====== Data shown

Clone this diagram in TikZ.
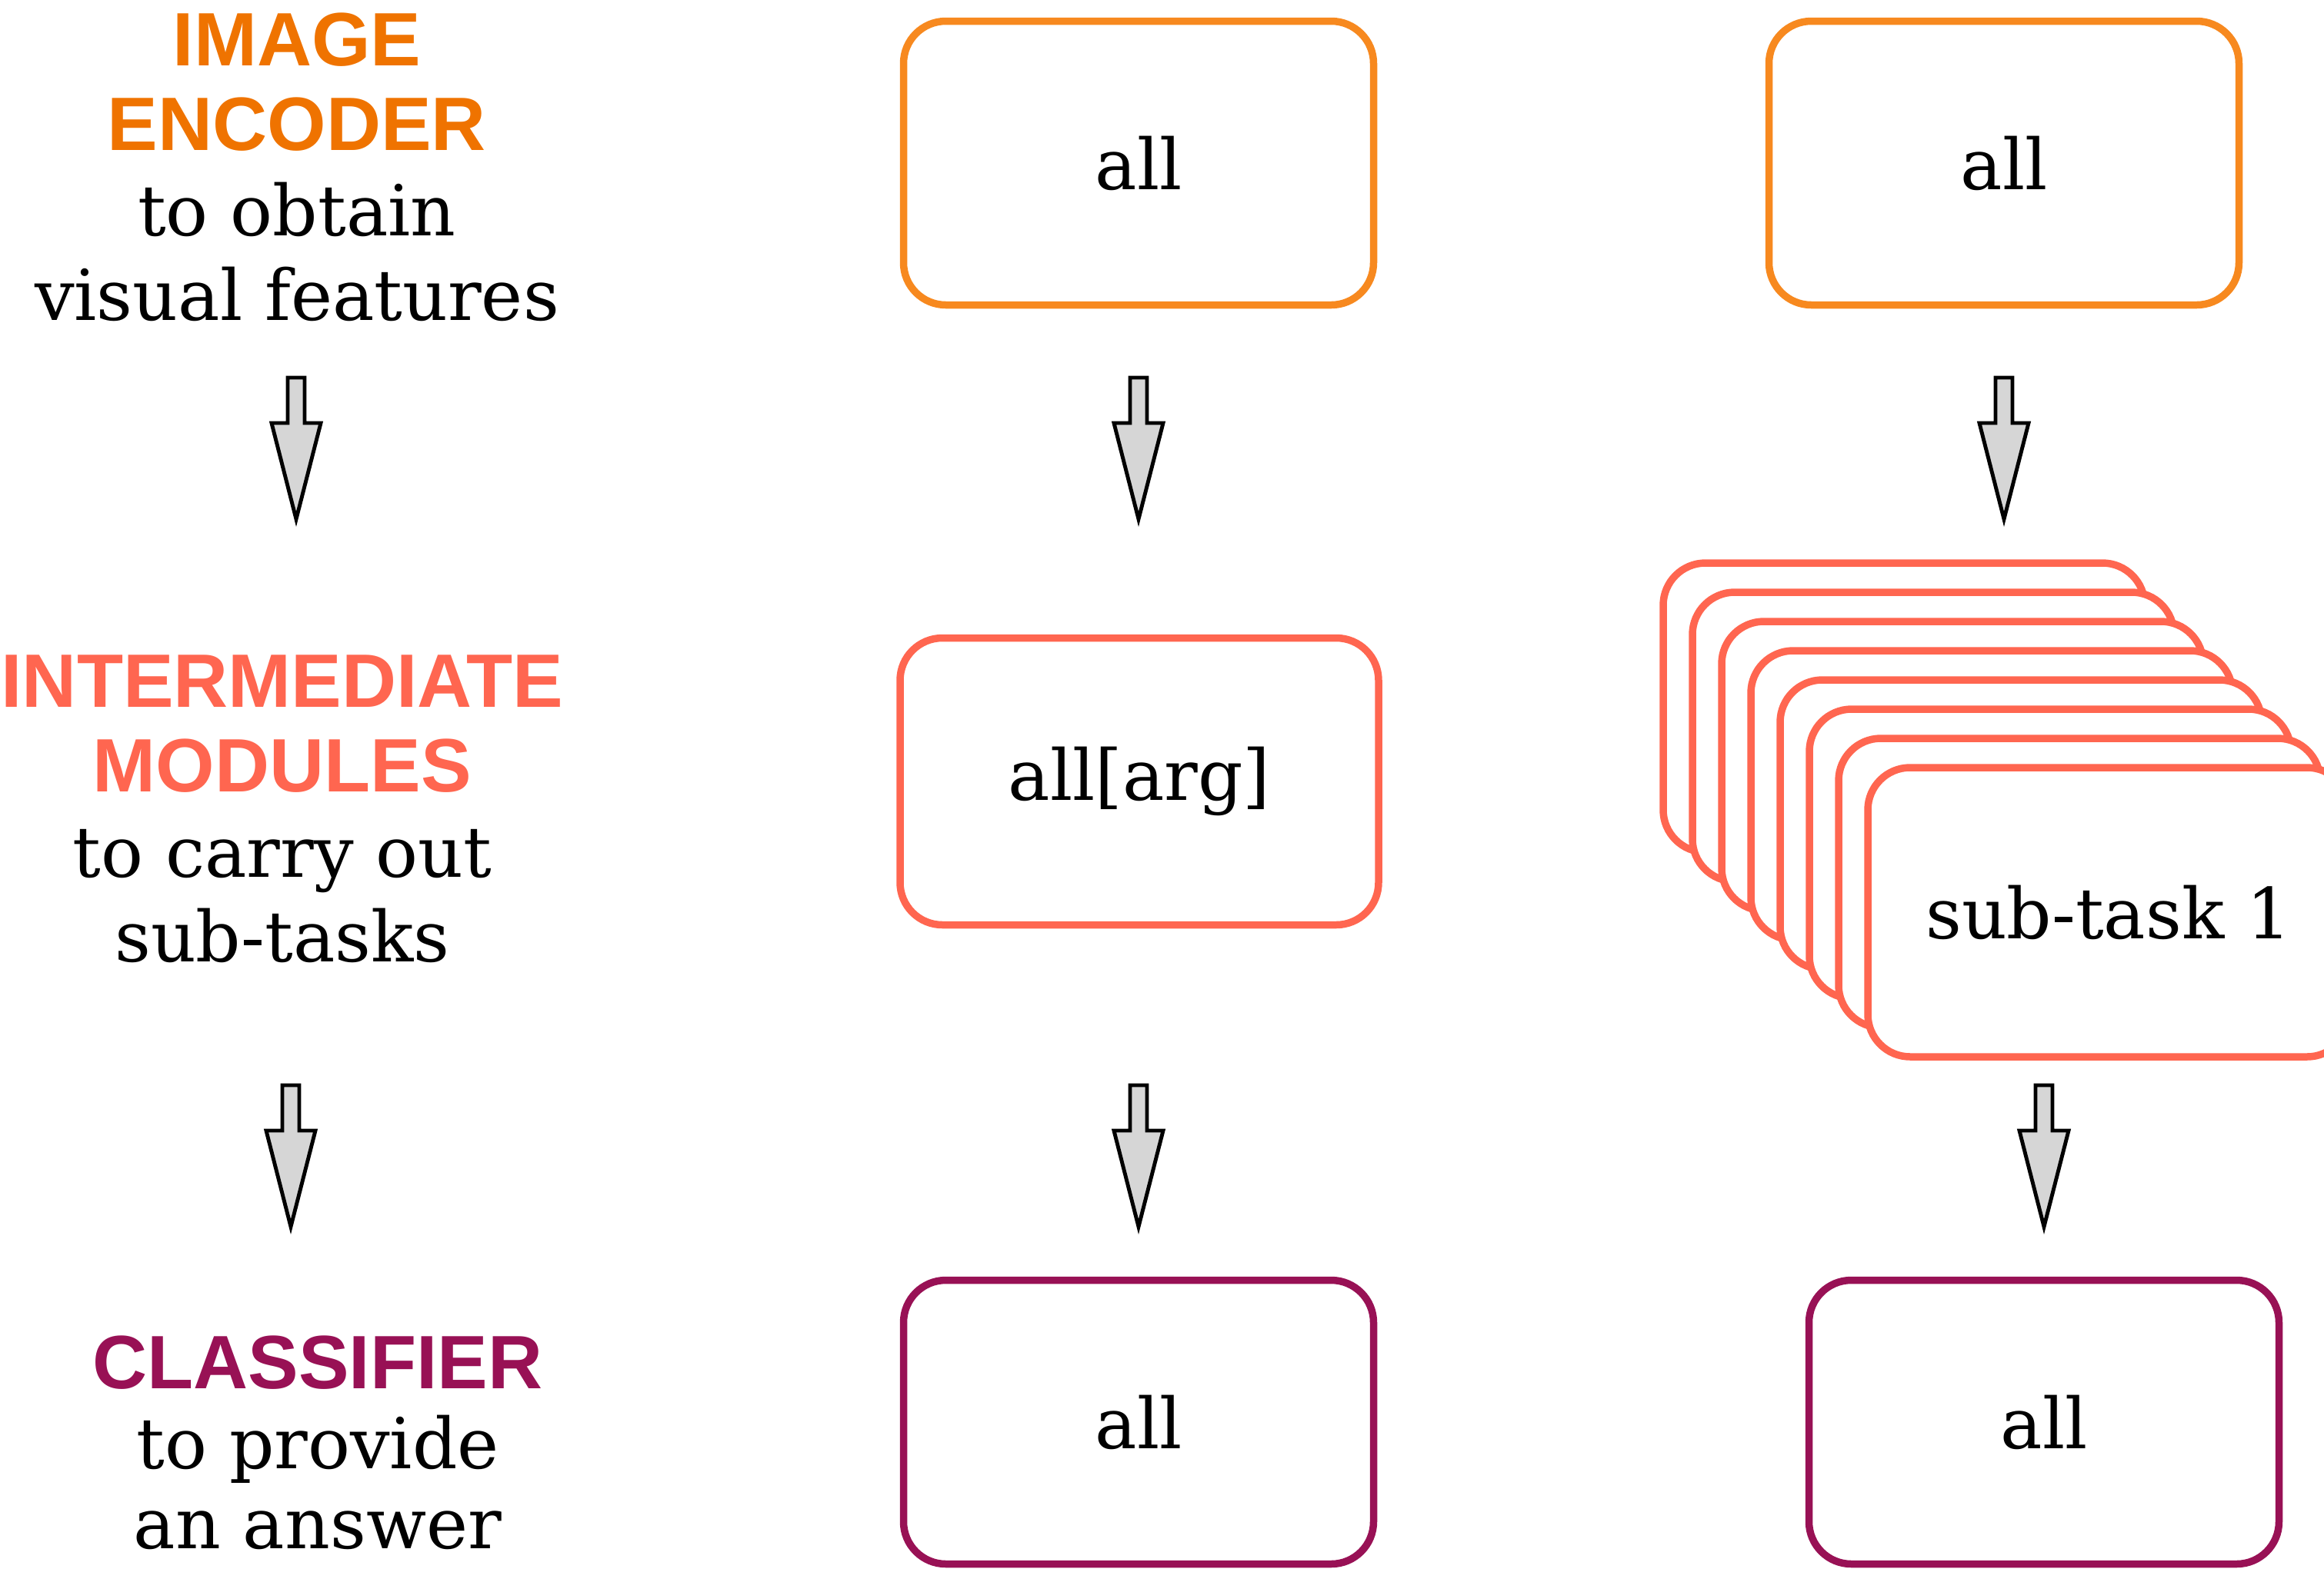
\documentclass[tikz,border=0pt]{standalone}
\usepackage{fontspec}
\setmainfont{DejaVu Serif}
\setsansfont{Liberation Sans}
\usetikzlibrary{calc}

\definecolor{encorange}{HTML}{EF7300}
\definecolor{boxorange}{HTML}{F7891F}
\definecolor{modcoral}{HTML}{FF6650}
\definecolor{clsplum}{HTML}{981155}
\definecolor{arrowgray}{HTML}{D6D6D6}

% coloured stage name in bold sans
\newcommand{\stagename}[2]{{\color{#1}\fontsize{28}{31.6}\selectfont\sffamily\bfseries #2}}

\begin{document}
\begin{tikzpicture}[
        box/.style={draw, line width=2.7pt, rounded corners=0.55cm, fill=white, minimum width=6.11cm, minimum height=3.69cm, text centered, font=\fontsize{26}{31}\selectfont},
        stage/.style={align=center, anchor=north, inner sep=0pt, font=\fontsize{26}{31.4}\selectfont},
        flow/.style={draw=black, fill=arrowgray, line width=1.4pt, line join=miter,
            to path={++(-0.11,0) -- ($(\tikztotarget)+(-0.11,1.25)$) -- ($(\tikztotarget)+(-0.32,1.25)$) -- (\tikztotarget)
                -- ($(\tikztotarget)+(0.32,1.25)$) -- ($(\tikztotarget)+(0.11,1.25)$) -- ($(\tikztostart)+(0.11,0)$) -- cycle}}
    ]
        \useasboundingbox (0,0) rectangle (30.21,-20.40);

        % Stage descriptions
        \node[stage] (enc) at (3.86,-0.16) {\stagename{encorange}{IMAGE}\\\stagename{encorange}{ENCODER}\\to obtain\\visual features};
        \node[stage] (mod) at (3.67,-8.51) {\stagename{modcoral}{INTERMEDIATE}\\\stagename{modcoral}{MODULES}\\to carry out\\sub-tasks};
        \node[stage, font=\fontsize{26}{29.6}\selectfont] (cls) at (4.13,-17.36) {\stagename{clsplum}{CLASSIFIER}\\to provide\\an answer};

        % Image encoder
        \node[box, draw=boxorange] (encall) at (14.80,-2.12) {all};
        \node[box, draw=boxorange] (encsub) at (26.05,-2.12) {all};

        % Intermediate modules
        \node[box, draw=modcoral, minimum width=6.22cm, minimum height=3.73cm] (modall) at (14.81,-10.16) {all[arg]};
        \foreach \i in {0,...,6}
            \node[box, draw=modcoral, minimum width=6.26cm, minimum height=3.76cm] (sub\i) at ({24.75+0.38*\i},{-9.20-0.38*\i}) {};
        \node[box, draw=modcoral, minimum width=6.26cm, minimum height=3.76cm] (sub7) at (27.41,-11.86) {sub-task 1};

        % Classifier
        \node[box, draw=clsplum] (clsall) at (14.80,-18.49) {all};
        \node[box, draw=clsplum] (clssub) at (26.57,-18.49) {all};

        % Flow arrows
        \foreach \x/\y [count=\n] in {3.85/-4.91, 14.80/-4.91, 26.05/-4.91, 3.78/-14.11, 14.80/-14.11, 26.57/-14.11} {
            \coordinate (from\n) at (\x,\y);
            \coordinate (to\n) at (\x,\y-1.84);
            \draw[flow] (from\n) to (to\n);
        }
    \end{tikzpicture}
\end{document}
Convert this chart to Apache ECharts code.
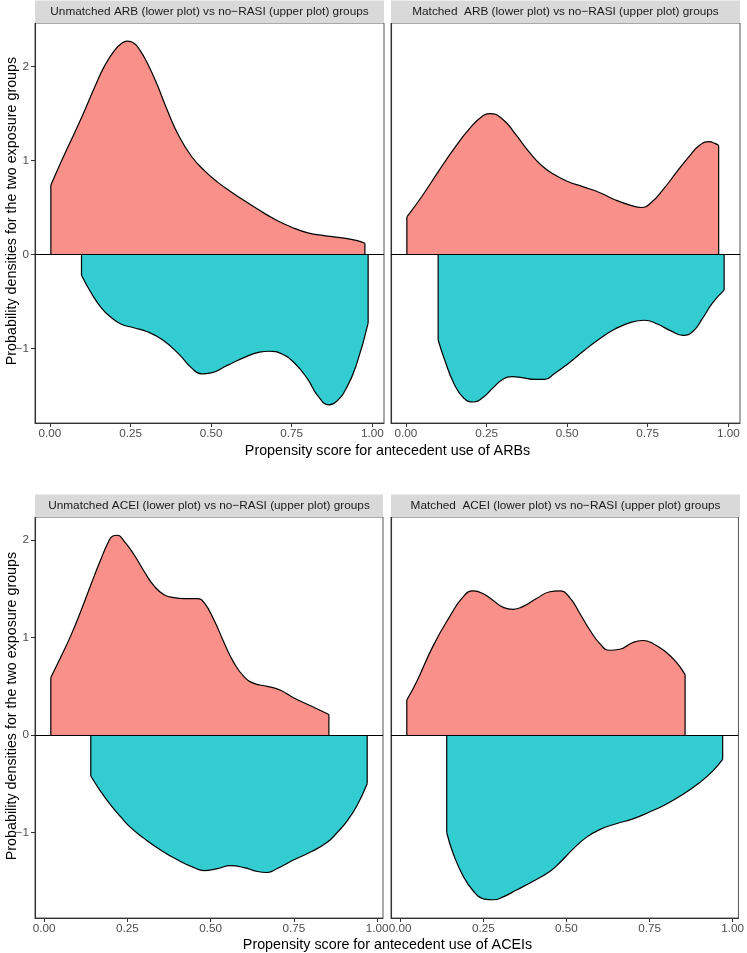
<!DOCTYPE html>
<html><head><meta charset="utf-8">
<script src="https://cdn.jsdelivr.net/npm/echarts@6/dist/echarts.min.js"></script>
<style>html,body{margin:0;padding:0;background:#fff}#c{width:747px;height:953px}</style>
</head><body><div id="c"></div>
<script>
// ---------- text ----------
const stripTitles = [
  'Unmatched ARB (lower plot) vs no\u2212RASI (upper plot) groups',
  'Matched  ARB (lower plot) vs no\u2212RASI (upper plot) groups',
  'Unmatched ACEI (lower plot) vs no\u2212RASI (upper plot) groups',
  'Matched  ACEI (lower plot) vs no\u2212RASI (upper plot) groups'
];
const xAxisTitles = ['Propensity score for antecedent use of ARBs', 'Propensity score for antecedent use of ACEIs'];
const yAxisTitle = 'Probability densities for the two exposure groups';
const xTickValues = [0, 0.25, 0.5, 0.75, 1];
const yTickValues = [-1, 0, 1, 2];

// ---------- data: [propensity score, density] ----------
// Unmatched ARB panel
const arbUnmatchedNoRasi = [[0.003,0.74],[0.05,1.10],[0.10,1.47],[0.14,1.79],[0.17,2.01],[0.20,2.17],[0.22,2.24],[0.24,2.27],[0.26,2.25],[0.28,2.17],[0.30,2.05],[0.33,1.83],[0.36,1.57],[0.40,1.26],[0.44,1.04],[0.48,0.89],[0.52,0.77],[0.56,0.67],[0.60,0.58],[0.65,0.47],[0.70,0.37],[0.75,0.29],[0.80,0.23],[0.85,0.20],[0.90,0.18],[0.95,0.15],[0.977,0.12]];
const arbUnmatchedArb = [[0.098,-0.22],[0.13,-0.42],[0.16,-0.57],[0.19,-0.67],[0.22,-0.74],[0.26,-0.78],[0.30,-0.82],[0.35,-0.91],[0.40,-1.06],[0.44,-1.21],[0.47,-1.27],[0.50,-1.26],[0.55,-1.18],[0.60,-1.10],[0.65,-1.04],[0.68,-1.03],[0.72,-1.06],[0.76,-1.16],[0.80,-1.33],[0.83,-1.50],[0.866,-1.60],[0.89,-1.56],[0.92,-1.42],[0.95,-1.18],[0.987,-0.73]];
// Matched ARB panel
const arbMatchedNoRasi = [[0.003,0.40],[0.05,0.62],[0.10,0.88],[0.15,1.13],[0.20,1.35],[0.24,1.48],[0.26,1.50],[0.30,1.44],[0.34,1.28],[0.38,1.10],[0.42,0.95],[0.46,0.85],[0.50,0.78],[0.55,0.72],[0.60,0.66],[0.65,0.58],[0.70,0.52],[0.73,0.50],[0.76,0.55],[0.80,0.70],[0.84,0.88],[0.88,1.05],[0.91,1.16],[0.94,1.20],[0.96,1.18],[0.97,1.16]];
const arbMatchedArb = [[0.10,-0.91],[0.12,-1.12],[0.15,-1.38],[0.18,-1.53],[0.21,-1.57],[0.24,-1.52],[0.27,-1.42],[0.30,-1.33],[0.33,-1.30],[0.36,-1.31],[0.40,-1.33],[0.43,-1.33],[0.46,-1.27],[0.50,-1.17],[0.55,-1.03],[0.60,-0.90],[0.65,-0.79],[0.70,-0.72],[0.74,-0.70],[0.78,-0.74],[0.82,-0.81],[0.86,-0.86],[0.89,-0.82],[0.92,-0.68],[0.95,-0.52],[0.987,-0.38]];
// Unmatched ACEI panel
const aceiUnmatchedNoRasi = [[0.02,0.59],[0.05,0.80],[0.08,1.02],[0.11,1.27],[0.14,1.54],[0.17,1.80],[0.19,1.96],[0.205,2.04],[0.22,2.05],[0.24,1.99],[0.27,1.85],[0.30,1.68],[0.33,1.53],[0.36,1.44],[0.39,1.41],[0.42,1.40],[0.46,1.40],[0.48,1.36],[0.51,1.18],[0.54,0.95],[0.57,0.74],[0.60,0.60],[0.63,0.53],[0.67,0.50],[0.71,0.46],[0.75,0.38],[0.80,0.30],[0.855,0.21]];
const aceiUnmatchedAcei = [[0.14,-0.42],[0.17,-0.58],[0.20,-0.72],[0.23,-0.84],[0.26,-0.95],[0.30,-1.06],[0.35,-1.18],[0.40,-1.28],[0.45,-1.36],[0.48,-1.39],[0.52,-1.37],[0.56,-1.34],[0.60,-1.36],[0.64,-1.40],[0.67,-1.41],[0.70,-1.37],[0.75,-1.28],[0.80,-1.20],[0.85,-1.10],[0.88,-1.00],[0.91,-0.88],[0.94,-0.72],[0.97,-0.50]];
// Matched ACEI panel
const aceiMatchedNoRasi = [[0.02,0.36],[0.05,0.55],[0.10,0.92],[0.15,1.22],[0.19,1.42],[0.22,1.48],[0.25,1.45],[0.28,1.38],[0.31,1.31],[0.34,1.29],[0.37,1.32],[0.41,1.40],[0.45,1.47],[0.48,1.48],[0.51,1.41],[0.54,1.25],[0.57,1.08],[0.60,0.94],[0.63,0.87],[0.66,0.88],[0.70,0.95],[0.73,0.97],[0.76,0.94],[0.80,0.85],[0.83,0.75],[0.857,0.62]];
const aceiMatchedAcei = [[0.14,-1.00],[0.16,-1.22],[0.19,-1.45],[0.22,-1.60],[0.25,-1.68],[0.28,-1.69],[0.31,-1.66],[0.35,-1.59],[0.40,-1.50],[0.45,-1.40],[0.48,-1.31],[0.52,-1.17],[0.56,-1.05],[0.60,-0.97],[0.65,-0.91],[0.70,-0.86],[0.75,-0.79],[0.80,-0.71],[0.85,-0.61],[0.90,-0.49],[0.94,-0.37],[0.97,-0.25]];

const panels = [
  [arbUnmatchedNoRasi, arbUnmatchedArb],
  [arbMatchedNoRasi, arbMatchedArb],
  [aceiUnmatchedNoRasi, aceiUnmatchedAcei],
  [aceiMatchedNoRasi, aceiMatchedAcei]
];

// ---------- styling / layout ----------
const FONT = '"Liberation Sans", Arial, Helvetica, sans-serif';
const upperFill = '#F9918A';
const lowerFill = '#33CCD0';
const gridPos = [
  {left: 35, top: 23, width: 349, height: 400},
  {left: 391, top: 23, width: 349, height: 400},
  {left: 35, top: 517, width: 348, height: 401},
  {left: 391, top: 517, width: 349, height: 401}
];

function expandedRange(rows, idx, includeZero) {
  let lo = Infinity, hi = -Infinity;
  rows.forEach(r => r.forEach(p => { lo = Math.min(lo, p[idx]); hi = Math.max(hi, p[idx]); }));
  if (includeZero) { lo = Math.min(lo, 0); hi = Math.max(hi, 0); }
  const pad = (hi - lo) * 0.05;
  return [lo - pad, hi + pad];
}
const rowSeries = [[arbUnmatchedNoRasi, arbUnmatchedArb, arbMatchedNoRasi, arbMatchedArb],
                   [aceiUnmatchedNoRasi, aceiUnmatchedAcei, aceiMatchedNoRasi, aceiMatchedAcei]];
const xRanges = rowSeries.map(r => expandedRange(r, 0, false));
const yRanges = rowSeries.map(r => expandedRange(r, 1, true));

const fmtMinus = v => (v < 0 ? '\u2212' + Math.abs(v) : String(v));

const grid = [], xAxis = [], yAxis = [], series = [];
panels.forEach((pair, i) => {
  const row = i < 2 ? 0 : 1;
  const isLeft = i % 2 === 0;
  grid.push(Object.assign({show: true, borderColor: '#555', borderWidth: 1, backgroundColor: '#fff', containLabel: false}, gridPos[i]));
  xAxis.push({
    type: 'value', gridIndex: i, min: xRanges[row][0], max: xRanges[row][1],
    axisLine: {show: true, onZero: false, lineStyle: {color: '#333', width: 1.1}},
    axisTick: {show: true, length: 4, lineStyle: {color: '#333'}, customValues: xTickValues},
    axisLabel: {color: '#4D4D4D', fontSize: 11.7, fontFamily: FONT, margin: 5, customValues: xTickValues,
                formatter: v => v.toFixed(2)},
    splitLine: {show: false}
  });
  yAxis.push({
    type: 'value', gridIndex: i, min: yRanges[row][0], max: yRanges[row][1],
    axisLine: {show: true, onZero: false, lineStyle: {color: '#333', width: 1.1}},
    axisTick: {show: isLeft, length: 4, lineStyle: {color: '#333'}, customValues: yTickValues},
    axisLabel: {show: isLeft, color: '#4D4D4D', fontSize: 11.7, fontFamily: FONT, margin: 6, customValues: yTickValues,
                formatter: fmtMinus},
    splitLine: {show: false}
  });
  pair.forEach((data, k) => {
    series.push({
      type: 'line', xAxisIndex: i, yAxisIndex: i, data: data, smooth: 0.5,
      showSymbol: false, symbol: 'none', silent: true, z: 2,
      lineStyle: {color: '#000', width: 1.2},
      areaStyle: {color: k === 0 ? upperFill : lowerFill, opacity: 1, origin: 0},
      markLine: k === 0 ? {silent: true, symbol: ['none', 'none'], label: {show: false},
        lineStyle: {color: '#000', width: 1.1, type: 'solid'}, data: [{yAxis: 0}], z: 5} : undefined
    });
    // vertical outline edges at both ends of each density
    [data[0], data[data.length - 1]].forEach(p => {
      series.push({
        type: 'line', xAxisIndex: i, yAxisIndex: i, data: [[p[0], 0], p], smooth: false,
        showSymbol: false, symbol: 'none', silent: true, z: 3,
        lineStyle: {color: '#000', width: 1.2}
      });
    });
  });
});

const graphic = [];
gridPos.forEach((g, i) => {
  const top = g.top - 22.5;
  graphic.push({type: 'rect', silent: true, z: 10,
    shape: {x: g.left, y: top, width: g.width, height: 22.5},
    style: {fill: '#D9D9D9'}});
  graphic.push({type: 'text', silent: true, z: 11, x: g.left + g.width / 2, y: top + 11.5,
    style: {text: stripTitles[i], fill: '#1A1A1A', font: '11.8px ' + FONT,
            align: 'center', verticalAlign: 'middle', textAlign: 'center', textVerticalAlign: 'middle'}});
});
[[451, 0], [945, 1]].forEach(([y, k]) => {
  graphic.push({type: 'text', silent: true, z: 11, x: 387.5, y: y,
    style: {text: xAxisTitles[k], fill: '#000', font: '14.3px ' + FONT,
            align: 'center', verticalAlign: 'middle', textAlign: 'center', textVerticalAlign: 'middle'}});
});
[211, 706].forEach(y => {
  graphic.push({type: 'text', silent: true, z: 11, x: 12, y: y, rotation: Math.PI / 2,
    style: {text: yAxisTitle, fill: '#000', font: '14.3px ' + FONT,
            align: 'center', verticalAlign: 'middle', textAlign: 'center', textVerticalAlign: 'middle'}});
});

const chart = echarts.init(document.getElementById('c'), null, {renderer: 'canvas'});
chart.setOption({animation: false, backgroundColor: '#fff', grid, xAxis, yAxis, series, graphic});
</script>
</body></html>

============

-- Work instructions --
Make an exact copy of only the lines from the one with "Convert this chart to Apache ECharts code." through the one with "const yTickValues = [-1, 0, 1, 2];". Pictures don't belong in it.

-- Reply to the task --
Convert this chart to Apache ECharts code.
<!DOCTYPE html>
<html><head><meta charset="utf-8">
<script src="https://cdn.jsdelivr.net/npm/echarts@6/dist/echarts.min.js"></script>
<style>html,body{margin:0;padding:0;background:#fff}#c{width:747px;height:953px}</style>
</head><body><div id="c"></div>
<script>
// ---------- text ----------
const stripTitles = [
  'Unmatched ARB (lower plot) vs no\u2212RASI (upper plot) groups',
  'Matched  ARB (lower plot) vs no\u2212RASI (upper plot) groups',
  'Unmatched ACEI (lower plot) vs no\u2212RASI (upper plot) groups',
  'Matched  ACEI (lower plot) vs no\u2212RASI (upper plot) groups'
];
const xAxisTitles = ['Propensity score for antecedent use of ARBs', 'Propensity score for antecedent use of ACEIs'];
const yAxisTitle = 'Probability densities for the two exposure groups';
const xTickValues = [0, 0.25, 0.5, 0.75, 1];
const yTickValues = [-1, 0, 1, 2];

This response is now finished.